DATA LINES:
....................

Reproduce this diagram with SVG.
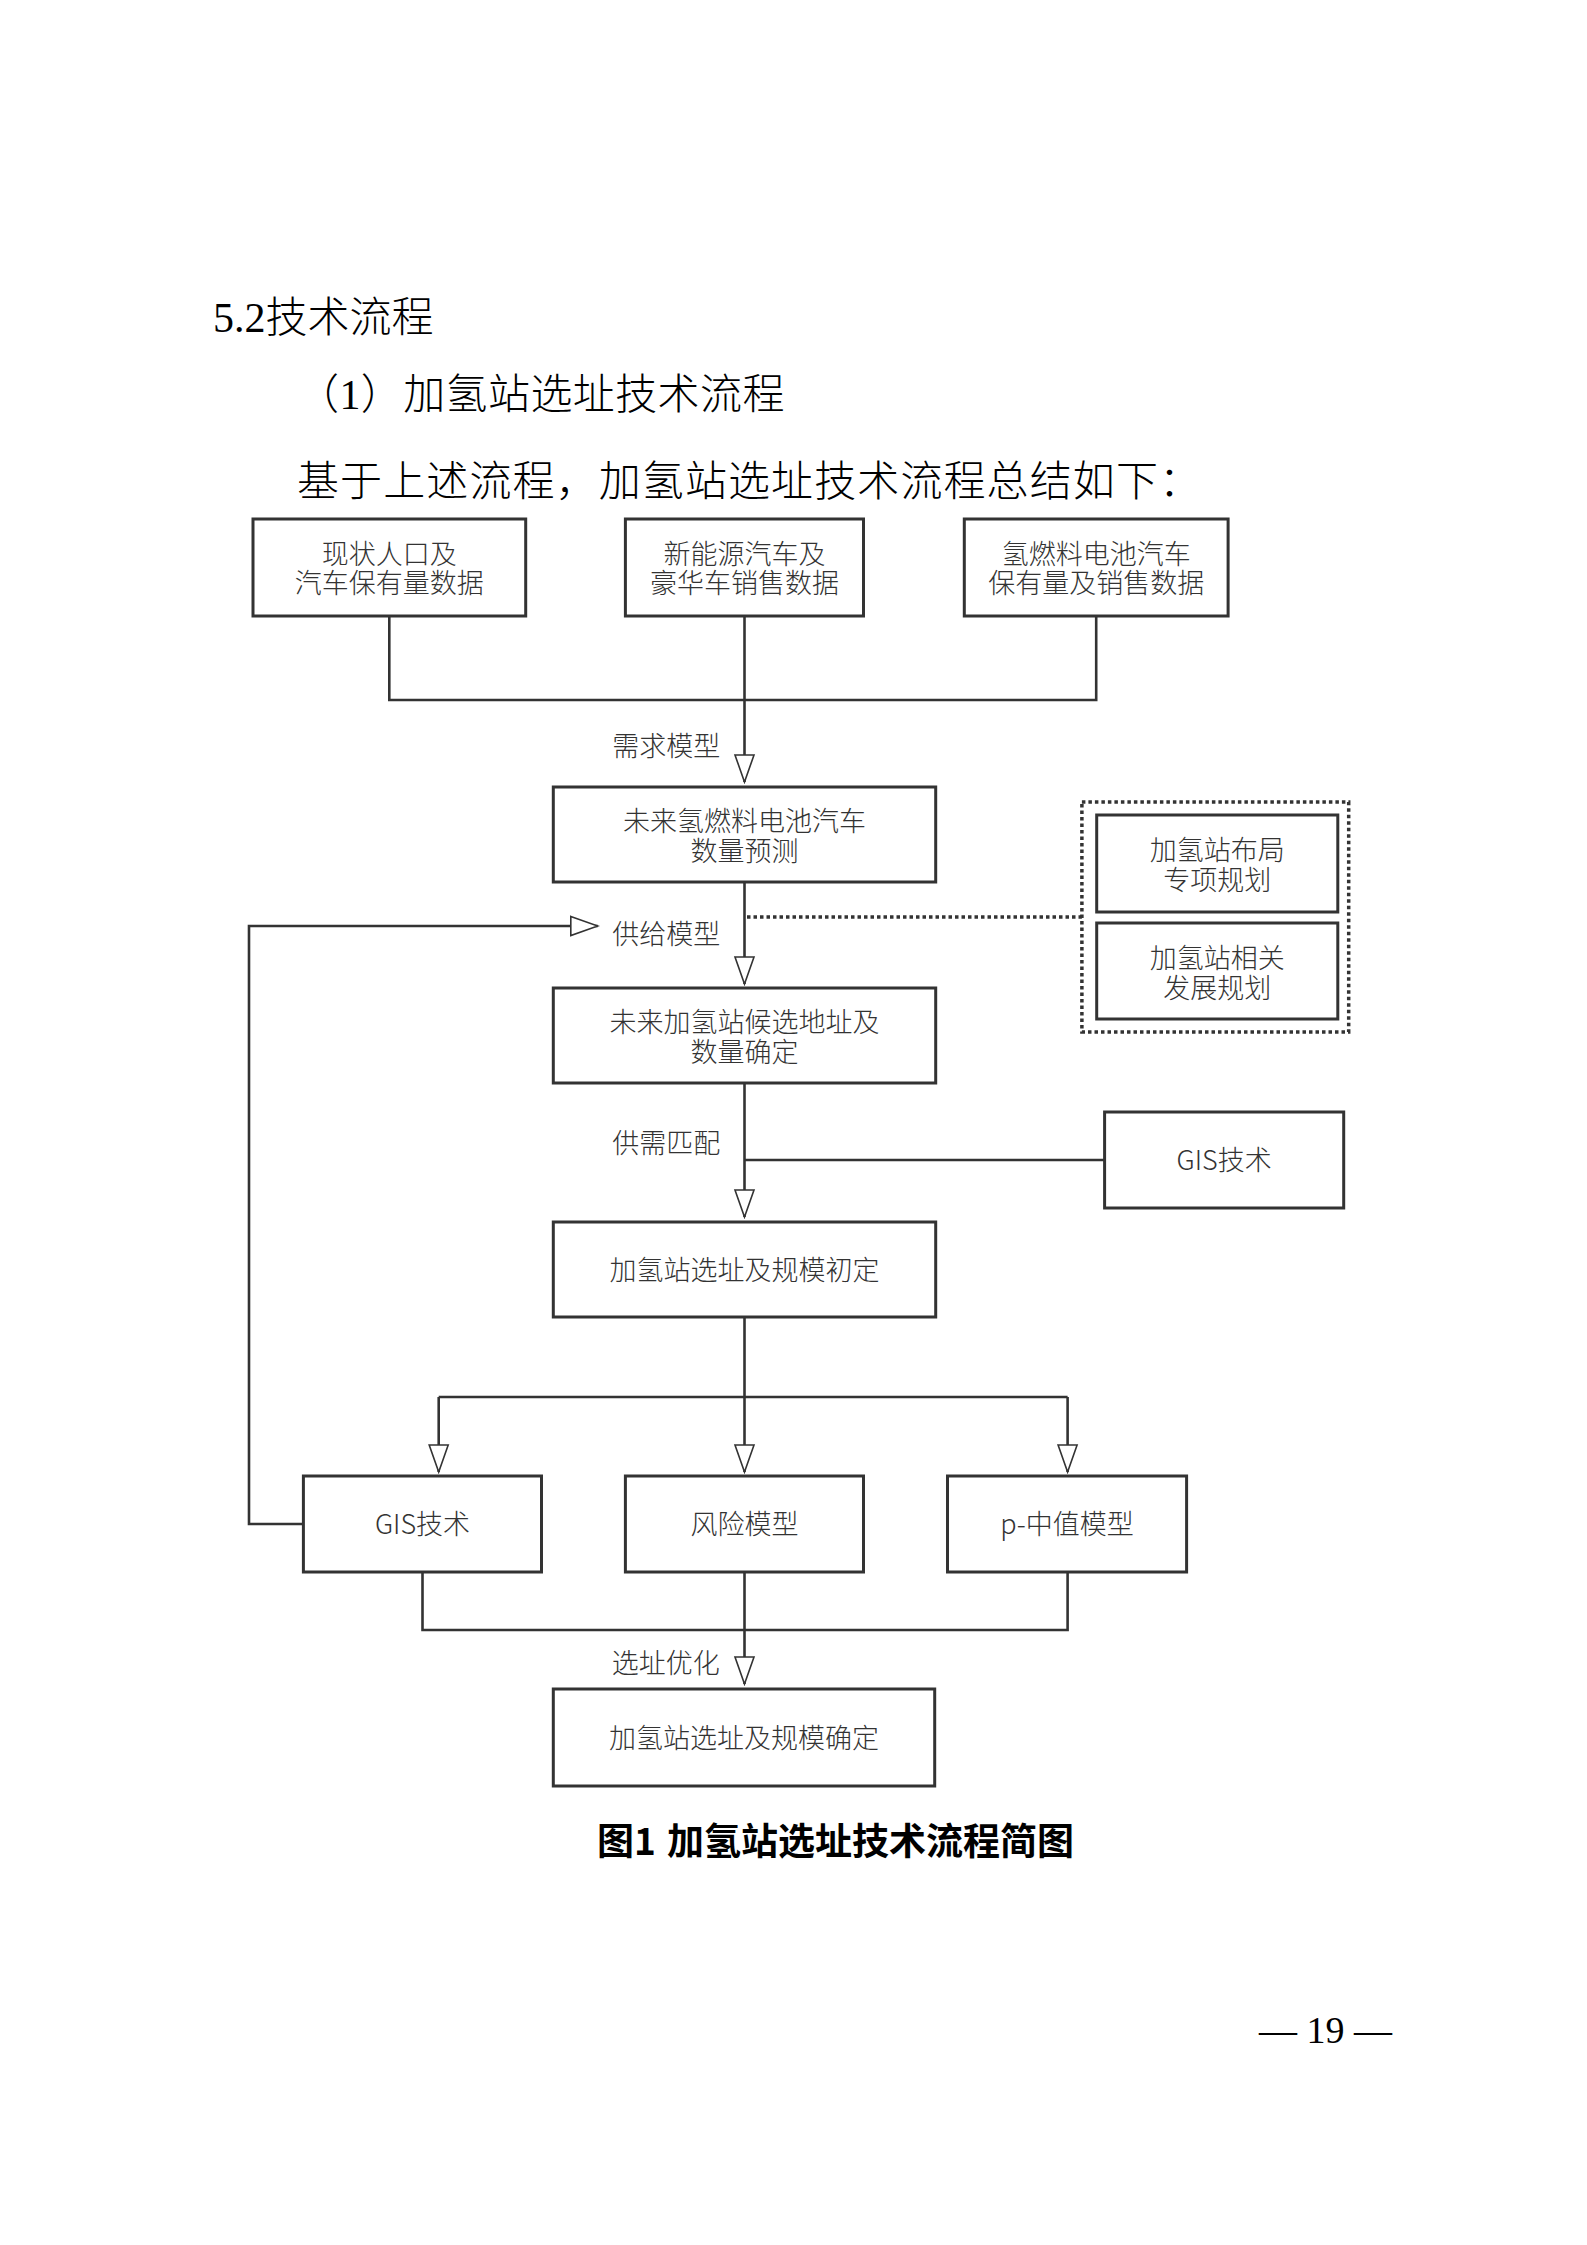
<svg xmlns="http://www.w3.org/2000/svg" width="1587" height="2245" viewBox="0 0 1587 2245">
<defs>
<marker id="arr" markerUnits="userSpaceOnUse" viewBox="-2 -2 31 23" markerWidth="31" markerHeight="23" refX="27" refY="9.5" orient="auto">
<path d="M0,0 L27,9.5 L0,19 Z" fill="#fff" stroke="#333" stroke-width="1.6"/>
</marker>
</defs>
<style>
.box{fill:#fff;stroke:#333;stroke-width:3}
.t{font-family:"Noto Sans CJK SC","Liberation Sans",sans-serif;font-size:27px;font-weight:300;fill:#333;text-anchor:middle}
.lbl{font-family:"Noto Sans CJK SC","Liberation Sans",sans-serif;font-size:27px;font-weight:300;fill:#333;text-anchor:end}
.conn{fill:none;stroke:#333;stroke-width:2.6}
.dot{fill:none;stroke:#333;stroke-width:3.5;stroke-dasharray:3.5 3}
.body{font-family:"Liberation Serif","Noto Sans CJK SC",serif;font-size:42px;font-weight:300;fill:#000}
</style>
<rect x="0" y="0" width="1587" height="2245" fill="#fff"/>

<g id="heading">
<text class="body" x="213" y="332">5.2技术流程</text>
<text class="body" x="297" y="409" letter-spacing="0.4">（1）加氢站选址技术流程</text>
<text class="body" x="297" y="496" letter-spacing="1.1">基于上述流程，加氢站选址技术流程总结如下：</text>
</g>

<g id="connectors">
<path class="conn" d="M389.3,616 V700 H1096.2 V616"/>
<path class="conn" d="M744.5,616 V782" marker-end="url(#arr)"/>
<path class="conn" d="M744.5,882 V984" marker-end="url(#arr)"/>
<path class="dot" d="M747,917 H1081.9"/>
<path class="conn" d="M303.4,1524 H249 V926 H597.8" marker-end="url(#arr)"/>
<path class="conn" d="M744.5,1083 V1217" marker-end="url(#arr)"/>
<path class="conn" d="M1104.6,1160 H744.5"/>
<path class="conn" d="M744.5,1317 V1397 M438.7,1397 H1067.6"/>
<path class="conn" d="M438.7,1397 V1472" marker-end="url(#arr)"/>
<path class="conn" d="M744.5,1397 V1472" marker-end="url(#arr)"/>
<path class="conn" d="M1067.6,1397 V1472" marker-end="url(#arr)"/>
<path class="conn" d="M422.5,1572 V1630 H1067.6 V1572"/>
<path class="conn" d="M744.5,1572 V1684" marker-end="url(#arr)"/>
<text class="lbl" x="720.3" y="756">需求模型</text>
<text class="lbl" x="720.3" y="944">供给模型</text>
<text class="lbl" x="720.3" y="1153">供需匹配</text>
<text class="lbl" x="719.7" y="1673">选址优化</text>
</g>

<g id="n1">
<rect class="box" x="253" y="519" width="272.7" height="97"/>
<text class="t" x="389.3" y="564">现状人口及</text>
<text class="t" x="389.3" y="593">汽车保有量数据</text>
</g>
<g id="n2">
<rect class="box" x="625.4" y="519" width="238.1" height="97"/>
<text class="t" x="744.5" y="564">新能源汽车及</text>
<text class="t" x="744.5" y="593">豪华车销售数据</text>
</g>
<g id="n3">
<rect class="box" x="964.3" y="519" width="263.8" height="97"/>
<text class="t" x="1096.2" y="564">氢燃料电池汽车</text>
<text class="t" x="1096.2" y="593">保有量及销售数据</text>
</g>
<g id="nA">
<rect class="box" x="553.3" y="787" width="382.4" height="95"/>
<text class="t" x="744.5" y="831">未来氢燃料电池汽车</text>
<text class="t" x="744.5" y="861">数量预测</text>
</g>
<g id="planning">
<rect class="dot" x="1081.9" y="802" width="266.8" height="230"/>
</g>
<g id="nP1">
<rect class="box" x="1096.7" y="815" width="241.1" height="97"/>
<text class="t" x="1217.3" y="860">加氢站布局</text>
<text class="t" x="1217.3" y="890">专项规划</text>
</g>
<g id="nP2">
<rect class="box" x="1096.7" y="923" width="241.1" height="96"/>
<text class="t" x="1217.3" y="968">加氢站相关</text>
<text class="t" x="1217.3" y="998">发展规划</text>
</g>
<g id="nB">
<rect class="box" x="553.3" y="988" width="382.4" height="95"/>
<text class="t" x="744.5" y="1032">未来加氢站候选地址及</text>
<text class="t" x="744.5" y="1062">数量确定</text>
</g>
<g id="nGIS1">
<rect class="box" x="1104.6" y="1112" width="239.1" height="96"/>
<text class="t" x="1224.1" y="1170">GIS技术</text>
</g>
<g id="nC">
<rect class="box" x="553.3" y="1222" width="382.4" height="95"/>
<text class="t" x="744.5" y="1280">加氢站选址及规模初定</text>
</g>
<g id="nGIS2">
<rect class="box" x="303.4" y="1476" width="238.1" height="96"/>
<text class="t" x="422.5" y="1534">GIS技术</text>
</g>
<g id="nRisk">
<rect class="box" x="625.4" y="1476" width="238.1" height="96"/>
<text class="t" x="744.5" y="1534">风险模型</text>
</g>
<g id="nPmed">
<rect class="box" x="947.5" y="1476" width="239.1" height="96"/>
<text class="t" x="1067" y="1534">p-中值模型</text>
</g>
<g id="nD">
<rect class="box" x="553.3" y="1689" width="381.4" height="97"/>
<text class="t" x="744" y="1748">加氢站选址及规模确定</text>
</g>

<g id="caption">
<text x="597" y="1855" style="font-family:'Noto Sans CJK SC','Liberation Sans',sans-serif;font-size:37px;font-weight:bold;fill:#000">图1<tspan x="667">加氢站选址技术流程简图</tspan></text>
</g>
<g id="page-number">
<text x="1259" y="2043" style="font-family:'Liberation Serif',serif;font-size:38px;fill:#000">— 19 —</text>
</g>
</svg>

....................

YOUR INSTRUCTIONS: Reproduce the material word for word, minus the images.

COMPLETED EXERCISE:
Reproduce this diagram with SVG.
<svg xmlns="http://www.w3.org/2000/svg" width="1587" height="2245" viewBox="0 0 1587 2245">
<defs>
<marker id="arr" markerUnits="userSpaceOnUse" viewBox="-2 -2 31 23" markerWidth="31" markerHeight="23" refX="27" refY="9.5" orient="auto">
<path d="M0,0 L27,9.5 L0,19 Z" fill="#fff" stroke="#333" stroke-width="1.6"/>
</marker>
</defs>
<style>
.box{fill:#fff;stroke:#333;stroke-width:3}
.t{font-family:"Noto Sans CJK SC","Liberation Sans",sans-serif;font-size:27px;font-weight:300;fill:#333;text-anchor:middle}
.lbl{font-family:"Noto Sans CJK SC","Liberation Sans",sans-serif;font-size:27px;font-weight:300;fill:#333;text-anchor:end}
.conn{fill:none;stroke:#333;stroke-width:2.6}
.dot{fill:none;stroke:#333;stroke-width:3.5;stroke-dasharray:3.5 3}
.body{font-family:"Liberation Serif","Noto Sans CJK SC",serif;font-size:42px;font-weight:300;fill:#000}
</style>
<rect x="0" y="0" width="1587" height="2245" fill="#fff"/>

<g id="heading">
<text class="body" x="213" y="332">5.2技术流程</text>
<text class="body" x="297" y="409" letter-spacing="0.4">（1）加氢站选址技术流程</text>
<text class="body" x="297" y="496" letter-spacing="1.1">基于上述流程，加氢站选址技术流程总结如下：</text>
</g>

<g id="connectors">
<path class="conn" d="M389.3,616 V700 H1096.2 V616"/>
<path class="conn" d="M744.5,616 V782" marker-end="url(#arr)"/>
<path class="conn" d="M744.5,882 V984" marker-end="url(#arr)"/>
<path class="dot" d="M747,917 H1081.9"/>
<path class="conn" d="M303.4,1524 H249 V926 H597.8" marker-end="url(#arr)"/>
<path class="conn" d="M744.5,1083 V1217" marker-end="url(#arr)"/>
<path class="conn" d="M1104.6,1160 H744.5"/>
<path class="conn" d="M744.5,1317 V1397 M438.7,1397 H1067.6"/>
<path class="conn" d="M438.7,1397 V1472" marker-end="url(#arr)"/>
<path class="conn" d="M744.5,1397 V1472" marker-end="url(#arr)"/>
<path class="conn" d="M1067.6,1397 V1472" marker-end="url(#arr)"/>
<path class="conn" d="M422.5,1572 V1630 H1067.6 V1572"/>
<path class="conn" d="M744.5,1572 V1684" marker-end="url(#arr)"/>
<text class="lbl" x="720.3" y="756">需求模型</text>
<text class="lbl" x="720.3" y="944">供给模型</text>
<text class="lbl" x="720.3" y="1153">供需匹配</text>
<text class="lbl" x="719.7" y="1673">选址优化</text>
</g>

<g id="n1">
<rect class="box" x="253" y="519" width="272.7" height="97"/>
<text class="t" x="389.3" y="564">现状人口及</text>
<text class="t" x="389.3" y="593">汽车保有量数据</text>
</g>
<g id="n2">
<rect class="box" x="625.4" y="519" width="238.1" height="97"/>
<text class="t" x="744.5" y="564">新能源汽车及</text>
<text class="t" x="744.5" y="593">豪华车销售数据</text>
</g>
<g id="n3">
<rect class="box" x="964.3" y="519" width="263.8" height="97"/>
<text class="t" x="1096.2" y="564">氢燃料电池汽车</text>
<text class="t" x="1096.2" y="593">保有量及销售数据</text>
</g>
<g id="nA">
<rect class="box" x="553.3" y="787" width="382.4" height="95"/>
<text class="t" x="744.5" y="831">未来氢燃料电池汽车</text>
<text class="t" x="744.5" y="861">数量预测</text>
</g>
<g id="planning">
<rect class="dot" x="1081.9" y="802" width="266.8" height="230"/>
</g>
<g id="nP1">
<rect class="box" x="1096.7" y="815" width="241.1" height="97"/>
<text class="t" x="1217.3" y="860">加氢站布局</text>
<text class="t" x="1217.3" y="890">专项规划</text>
</g>
<g id="nP2">
<rect class="box" x="1096.7" y="923" width="241.1" height="96"/>
<text class="t" x="1217.3" y="968">加氢站相关</text>
<text class="t" x="1217.3" y="998">发展规划</text>
</g>
<g id="nB">
<rect class="box" x="553.3" y="988" width="382.4" height="95"/>
<text class="t" x="744.5" y="1032">未来加氢站候选地址及</text>
<text class="t" x="744.5" y="1062">数量确定</text>
</g>
<g id="nGIS1">
<rect class="box" x="1104.6" y="1112" width="239.1" height="96"/>
<text class="t" x="1224.1" y="1170">GIS技术</text>
</g>
<g id="nC">
<rect class="box" x="553.3" y="1222" width="382.4" height="95"/>
<text class="t" x="744.5" y="1280">加氢站选址及规模初定</text>
</g>
<g id="nGIS2">
<rect class="box" x="303.4" y="1476" width="238.1" height="96"/>
<text class="t" x="422.5" y="1534">GIS技术</text>
</g>
<g id="nRisk">
<rect class="box" x="625.4" y="1476" width="238.1" height="96"/>
<text class="t" x="744.5" y="1534">风险模型</text>
</g>
<g id="nPmed">
<rect class="box" x="947.5" y="1476" width="239.1" height="96"/>
<text class="t" x="1067" y="1534">p-中值模型</text>
</g>
<g id="nD">
<rect class="box" x="553.3" y="1689" width="381.4" height="97"/>
<text class="t" x="744" y="1748">加氢站选址及规模确定</text>
</g>

<g id="caption">
<text x="597" y="1855" style="font-family:'Noto Sans CJK SC','Liberation Sans',sans-serif;font-size:37px;font-weight:bold;fill:#000">图1<tspan x="667">加氢站选址技术流程简图</tspan></text>
</g>
<g id="page-number">
<text x="1259" y="2043" style="font-family:'Liberation Serif',serif;font-size:38px;fill:#000">— 19 —</text>
</g>
</svg>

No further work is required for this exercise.